The steps Deloitte recommended are defined as “Reflect, Recommit, Re-engage, Rethink, Reboot”. More practical and inspiring, we feel, than “Hands, Face, Space”. But let’s examine what they mean to you as a business leader.
Okay, finding a moment to pause is easier said than done, we know. Whether your ship’s flying along in full sail or desperately manning the bilge-pumps and plugging holes, now doesn’t seem the time to fill your lungs and ask the Cabin Boy how he’s doing. But in reality, this is the perfect time to gauge what’s been learned, and lost, and achieved. Working from home will have given your team very different experiences and viewpoints on what’s worked and what hasn’t. What new practices has your team adopted/invented that have made you collectively fitter and stronger to face the next leg? Calamity is no excuse for clamming up. After all, civilisation develops steadily over centuries, but the biggest leaps forward are often in wartime – think rubber, duct tape, microwave ovens, the jet engine…
Refocus on your team and their needs. Show them you understand and you care - we’re talking physical, psychological and financial concerns. The blurring of work and home life, the looming spectre of burnout highlighted recently by The King’s Fund, a health policy think tank. Now’s not necessarily the time to launch a recruitment drive for all businesses, so look after your assets – connect them to each other and the company and make them feel spliced into the ropes of the ship.
By hook or by crook, you’ve created an agile company. You’ve amazed each other at what you can achieve. You’ve got teams working on urgent problems, people doing different jobs and a driving urge that might not have been there before. Some of the team might be enjoying being in a tighter ship, some might be a little seasick. It’s time to make sure everyone’s happy with the new normal.
Much of the change so far has been effected without thinking. Evolutions that were supposed to take decades have played out in a matter of weeks. But it’s time to think deeply about the future of work in your company. Think about physical offices – who needs to be in them, when and why? Do you need regular shifts? How do you strengthen team structures in a virtual world? Agile learning – can it replace face-to-face training? Do you need to rethink how career progression is assessed? It’s all going to be immensely valuable in the coming months, as your team settle down and take stock of their lives.

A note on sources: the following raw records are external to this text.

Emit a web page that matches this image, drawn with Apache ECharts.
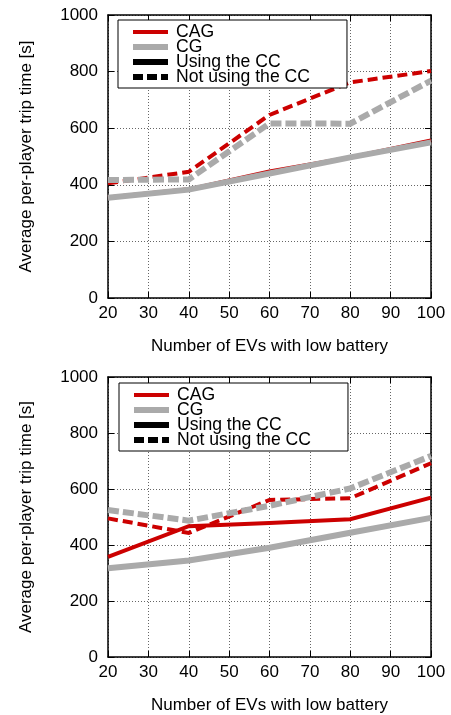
<!DOCTYPE html>
<html>
<head>
<meta charset="utf-8">
<script src="https://cdn.jsdelivr.net/npm/echarts@6/dist/echarts.min.js"></script>
<style>
html,body{margin:0;padding:0;background:#fff;}
#chart{width:451px;height:715px;}
</style>
</head>
<body>
<div id="chart"></div>
<script>
// ---- data ----
const evs = [20, 40, 60, 80, 100];
const xTicks = [20, 30, 40, 50, 60, 70, 80, 90, 100];
const yTicks = [0, 200, 400, 600, 800, 1000];

const topCAGUsing = [355, 384, 447, 497, 557];
const topCGUsing  = [354, 383, 440, 497, 550];
const topCAGNot   = [405, 446, 647, 762, 802];
const topCGNot    = [417, 419, 617, 616, 768];

const botCAGUsing = [358, 467, 479, 492, 569];
const botCGUsing  = [317, 345, 390, 444, 497];
const botCAGNot   = [495, 443, 561, 567, 692];
const botCGNot    = [525, 487, 540, 602, 718];

const legendNames = ['CAG', 'CG', 'Using the CC', 'Not using the CC'];
const xTitle = 'Number of EVs with low battery';
const yTitle = 'Average per-player trip time [s]';

// ---- styling ----
const FONT = "'Liberation Sans', Arial, Helvetica, sans-serif";
const RED = '#cc0000';
const GRAY = '#aaaaaa';
const legendLineStyles = [
  { width: 4, type: 'solid' },
  { width: 6, type: 'solid' },
  { width: 6, type: 'solid' },
  { width: 6, type: [10, 4] }
];

function pairs(ys) { return evs.map((x, i) => [x, ys[i]]); }

function xAxisDef(gridIndex, pos) {
  const main = pos === 'bottom';
  return {
    type: 'value', gridIndex, position: pos,
    min: xTicks[0], max: xTicks[xTicks.length - 1], interval: 10,
    name: main ? xTitle : '', nameLocation: 'middle', nameGap: 40,
    nameTextStyle: { fontFamily: FONT, fontSize: 17, color: '#000' },
    axisLine: { show: true, onZero: false, lineStyle: { color: '#000', width: 1.5 } },
    axisTick: { show: true, inside: true, length: 6, lineStyle: { color: '#000', width: 1 } },
    axisLabel: { show: main, margin: 7, fontFamily: FONT, fontSize: 17, color: '#000',
                 formatter: v => String(v) },
    splitLine: { show: main, lineStyle: { color: '#666', width: 1, type: [1, 2] } }
  };
}
function yAxisDef(gridIndex, pos) {
  const main = pos === 'left';
  return {
    type: 'value', gridIndex, position: pos,
    min: yTicks[0], max: yTicks[yTicks.length - 1], interval: 200,
    name: main ? yTitle : '', nameLocation: 'middle', nameGap: 73,
    nameTextStyle: { fontFamily: FONT, fontSize: 17, color: '#000' },
    axisLine: { show: true, onZero: false, lineStyle: { color: '#000', width: 1.5 } },
    axisTick: { show: true, inside: true, length: 6, lineStyle: { color: '#000', width: 1 } },
    axisLabel: { show: main, margin: 10, fontFamily: FONT, fontSize: 17, color: '#000',
                 formatter: v => String(v) },
    splitLine: { show: main, lineStyle: { color: '#666', width: 1, type: [1, 2] } }
  };
}

function lineSeries(name, ys, axisIdx, color, width, dash) {
  return {
    name, type: 'line', data: pairs(ys),
    xAxisIndex: axisIdx, yAxisIndex: axisIdx,
    showSymbol: false, symbol: 'none', silent: true,
    color,
    lineStyle: { color, width, type: dash || 'solid', cap: 'butt', join: 'miter' },
    itemStyle: { color },
    emphasis: { disabled: true },
    animation: false
  };
}

function legendDef(left, top) {
  return {
    left, top, orient: 'vertical',
    data: legendNames.map((n, i) => ({ name: n, lineStyle: legendLineStyles[i] })),
    itemWidth: 35, itemHeight: 8, itemGap: -3,
    padding: [3, 37, 2, 12],
    borderColor: '#000', borderWidth: 1,
    backgroundColor: '#fff',
    selectedMode: false,
    itemStyle: { color: 'rgba(0,0,0,0)', borderWidth: 0, opacity: 0 },
    textStyle: { fontFamily: FONT, fontSize: 17.6, color: '#000', padding: [0, 0, 0, 3] }
  };
}

const series = [];
// top chart (axis index 0)
series.push(lineSeries('CAG', topCAGUsing, 0, RED, 4));
series.push(lineSeries('CAG', topCAGNot, 0, RED, 4, [10, 5]));
series.push(lineSeries('CG', topCGUsing, 0, GRAY, 6));
series.push(lineSeries('CG', topCGNot, 0, GRAY, 6, [11, 4]));
// bottom chart (axis index 2)
series.push(lineSeries('CAG', botCAGUsing, 2, RED, 4));
series.push(lineSeries('CAG', botCAGNot, 2, RED, 4, [10, 5]));
series.push(lineSeries('CG', botCGUsing, 2, GRAY, 6));
series.push(lineSeries('CG', botCGNot, 2, GRAY, 6, [11, 4]));
// legend-only style entries
series.push(lineSeries('Using the CC', [], 0, '#000', 6));
series.push(lineSeries('Not using the CC', [], 0, '#000', 6, [10, 4]));

const option = {
  animation: false,
  backgroundColor: '#fff',
  grid: [
    { left: 108, right: 20, top: 15, height: 283 },
    { left: 108, right: 20, top: 377, height: 284 }
  ],
  xAxis: [xAxisDef(0, 'bottom'), xAxisDef(0, 'top'), xAxisDef(1, 'bottom'), xAxisDef(1, 'top')],
  yAxis: [yAxisDef(0, 'left'), yAxisDef(0, 'right'), yAxisDef(1, 'left'), yAxisDef(1, 'right')],
  legend: [legendDef(118, 20), legendDef(119, 383)],
  series
};

const chart = echarts.init(document.getElementById('chart'), null, { renderer: 'canvas' });
chart.setOption(option);
</script>
</body>
</html>
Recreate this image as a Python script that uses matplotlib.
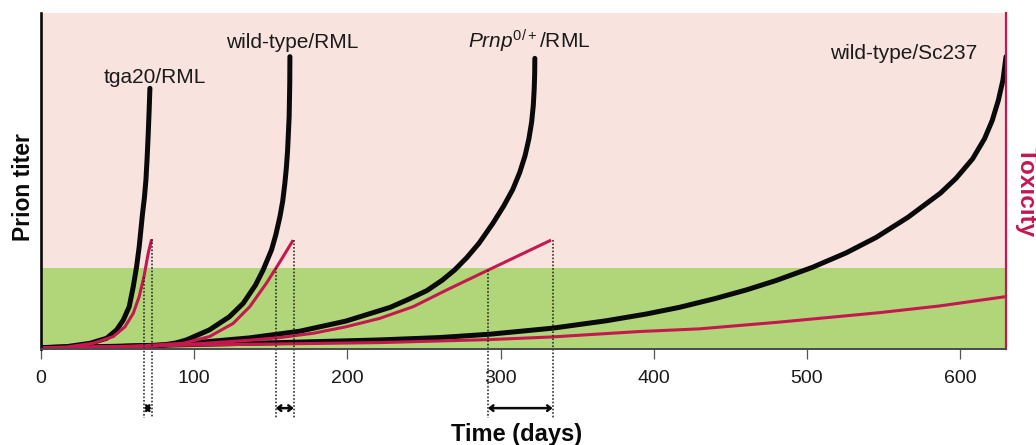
import matplotlib
matplotlib.use("Agg")
import matplotlib.pyplot as plt

plt.rcParams['font.family'] = ['Liberation Sans', 'DejaVu Sans']
plt.rcParams['mathtext.fontset'] = 'custom'
plt.rcParams['mathtext.rm'] = 'Liberation Sans'
plt.rcParams['mathtext.it'] = 'Liberation Sans:italic'
plt.rcParams['mathtext.bf'] = 'Liberation Sans:bold'

# ---------------- data (days, relative level 0-100) ----------------
tga20_titer_days = [0, 16.8, 32, 42.9, 49.4, 53.7, 57.6, 60.2, 62.4, 64.1, 66.3, 67.5, 68.5, 69.3,
                    70.0, 70.6, 71.1]
tga20_titer_vals = [0.4, 0.7, 1.7, 3.2, 5.7, 8.6, 12.6, 18.5, 24.5, 30.4, 40.4, 45.0, 50.3, 57.0,
                    64.0, 71.0, 77.6]
tga20_tox_days = [0, 16.8, 34.1, 47.2, 54.8, 60.2, 64.1, 67.2, 70.0, 72.2]
tga20_tox_vals = [0.3, 0.6, 1.7, 3.7, 6.6, 10.6, 15.6, 21.5, 28.5, 32.6]

wtrml_titer_days = [0, 50, 80, 88, 95, 110, 123, 132, 140, 145, 150.5, 153.3, 156, 157.8, 159.2,
                    160.2, 161, 162, 162.4, 162.5]
wtrml_titer_vals = [0.4, 0.7, 1.2, 1.8, 2.7, 5.7, 9.6, 13.6, 19.0, 23.5, 29.5, 34.0, 39.4, 44.0,
                    49.3, 54.0, 59.2, 69.1, 79.1, 87.0]
wtrml_tox_days = [0, 60, 92.8, 110, 125.4, 136.3, 147.2, 153.3, 158.1, 164.6]
wtrml_tox_vals = [0.3, 0.8, 1.7, 3.7, 7.6, 12.6, 19.6, 24.0, 27.5, 32.4]

prnp_titer_days = [0, 71, 104, 136, 169, 199, 228, 240, 252, 262, 270, 278, 286, 295, 302, 308,
                   312.5, 316, 318.5, 320.3, 321.4, 322, 322.3, 322.4]
prnp_titer_vals = [0.4, 0.9, 2.0, 3.3, 5.3, 8.3, 12.4, 14.8, 17.4, 20.5, 23.5, 27.2, 31.5, 37.4,
                   42.5, 47.5, 52.5, 57.5, 62.5, 67.5, 72.5, 77.5, 82.0, 86.5]
prnp_tox_days = [0, 71, 104, 136, 156, 178, 199, 221, 243, 265, 292, 333]
prnp_tox_vals = [0.3, 0.8, 1.6, 2.6, 3.4, 4.7, 6.6, 9.1, 12.6, 17.6, 23.5, 32.4]

sc237_titer_days = [0, 60, 104, 156, 221, 260, 293, 334, 369, 395, 416.8, 440, 460.6, 480, 503.6,
                    525.6, 545.2, 566, 587.2, 597.4, 608.2, 616, 621, 625, 628, 630]
sc237_titer_vals = [0.4, 0.9, 1.4, 1.9, 2.7, 3.4, 4.4, 6.2, 8.4, 10.4, 12.4, 15.0, 17.6, 20.4, 24.3,
                    28.6, 33.2, 39.2, 46.4, 50.8, 56.6, 62.6, 68.0, 74.0, 80.0, 87.0]
sc237_tox_days = [0, 103.7, 221.1, 292.9, 334, 390.7, 430, 482, 547, 586.4, 630]
sc237_tox_vals = [0.3, 1.2, 1.9, 2.8, 3.6, 5.2, 6.0, 8.0, 10.8, 12.8, 15.6]

threshold = 24.1
onset_days = [67.2, 153.3, 291.8]
onset_tops = [21.5, 24.0, 23.5]
end_days = [72.2, 165.0, 334.0]
end_tops = [32.6, 32.4, 32.4]

curve_labels = ['tga20/RML', 'wild-type/RML', r'$\mathit{Prnp}^{0/+}$/RML', 'wild-type/Sc237']
label_x = [74.4, 163.7, 319.0, 611.0]
label_y = [79.1, 89.5, 89.5, 86.2]
label_ha = ['center', 'center', 'center', 'right']

xticks = [0, 100, 200, 300, 400, 500, 600]

# ---------------- styles ----------------
PINK = '#f9e3df'
GREEN = '#b1d679'
CRIMSON = '#c4184f'
BLACK = '#0a0a0a'

fig = plt.figure(figsize=(10.36, 4.45), dpi=100)
ax = fig.add_axes([41 / 1036, 1 - 349 / 445, (1006 - 41) / 1036, (349 - 13) / 445])
ax.set_xlim(0, 630)
ax.set_ylim(0, 100)

ax.axhspan(0, threshold, color=GREEN, zorder=0, lw=0)
ax.axhspan(threshold, 100, color=PINK, zorder=0, lw=0)

titers = [(tga20_titer_days, tga20_titer_vals), (wtrml_titer_days, wtrml_titer_vals),
          (prnp_titer_days, prnp_titer_vals), (sc237_titer_days, sc237_titer_vals)]
toxs = [(tga20_tox_days, tga20_tox_vals), (wtrml_tox_days, wtrml_tox_vals),
        (prnp_tox_days, prnp_tox_vals), (sc237_tox_days, sc237_tox_vals)]

for d, v in titers:
    ax.plot(d, v, color=BLACK, lw=3.6, solid_capstyle='round', solid_joinstyle='round', zorder=3)
for d, v in toxs:
    ax.plot(d, v, color=CRIMSON, lw=2.2, solid_capstyle='butt', solid_joinstyle='round', zorder=4)

arrow_y = -17.6
line_bottom = -20.5
for xd, top in zip(onset_days + end_days, onset_tops + end_tops):
    ax.plot([xd, xd], [top, line_bottom], color='#222222', lw=1.1, ls=(0, (1.1, 1.2)),
            clip_on=False, zorder=5)
for a, b in zip(onset_days, end_days):
    ax.annotate('', xy=(b, arrow_y), xytext=(a, arrow_y), xycoords='data',
                annotation_clip=False,
                arrowprops=dict(arrowstyle='<->,head_length=0.25,head_width=0.2',
                                color=BLACK, lw=1.8, shrinkA=0, shrinkB=0))

for t, x, y, ha in zip(curve_labels, label_x, label_y, label_ha):
    ax.text(x, y, t, ha=ha, va='baseline', fontsize=15, color='#1a1a1a', zorder=6)

# spines and ticks
ax.spines['top'].set_visible(False)
ax.spines['left'].set_color(BLACK)
ax.spines['left'].set_linewidth(1.9)
ax.spines['right'].set_color(CRIMSON)
ax.spines['right'].set_linewidth(1.6)
ax.spines['bottom'].set_color('#4a4a4a')
ax.spines['bottom'].set_linewidth(1.4)
for s in ax.spines.values():
    s.set_zorder(7)
ax.set_yticks([])
ax.set_xticks(xticks)
ax.set_xticklabels([str(t) for t in xticks])
ax.tick_params(axis='x', direction='out', length=7.5, width=0.9, color='#555555',
               labelsize=14, pad=7.5, labelcolor='#1a1a1a')

fig.text(517 / 1036, 1 - 434 / 445, 'Time (days)', ha='center', va='center',
         fontsize=17, fontweight='bold', color=BLACK)
fig.text(24 / 1036, 1 - 187 / 445, 'Prion titer', ha='center', va='center', rotation=90,
         fontsize=16.5, fontweight='bold', color=BLACK)
fig.text(1026 / 1036, 1 - 192 / 445, 'Toxicity', ha='center', va='center', rotation=270,
         fontsize=17.5, fontweight='bold', color=CRIMSON)

fig.savefig('out.png', dpi=100)
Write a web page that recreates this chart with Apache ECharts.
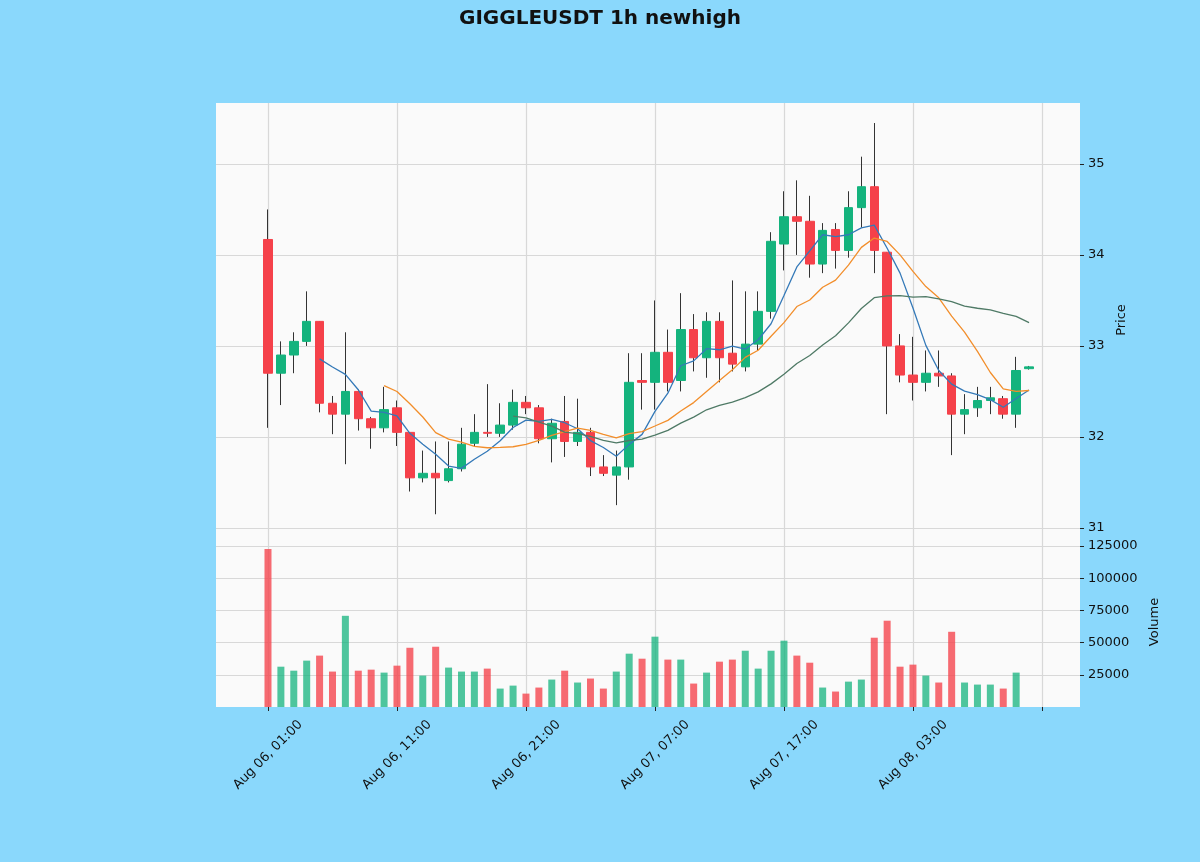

Integrate your needs with your teams before you kick on. You need stability, commitment and innovation. Your team need to feel they belong, they need pride in the ship, but also their own private identity.
Tough as it is, all the above steps need to be addressed whether your company’s having a “good lockdown” or whether it’s floundering. Because if you’re going to successfully navigate the waters ahead, you’ll need everyone on board.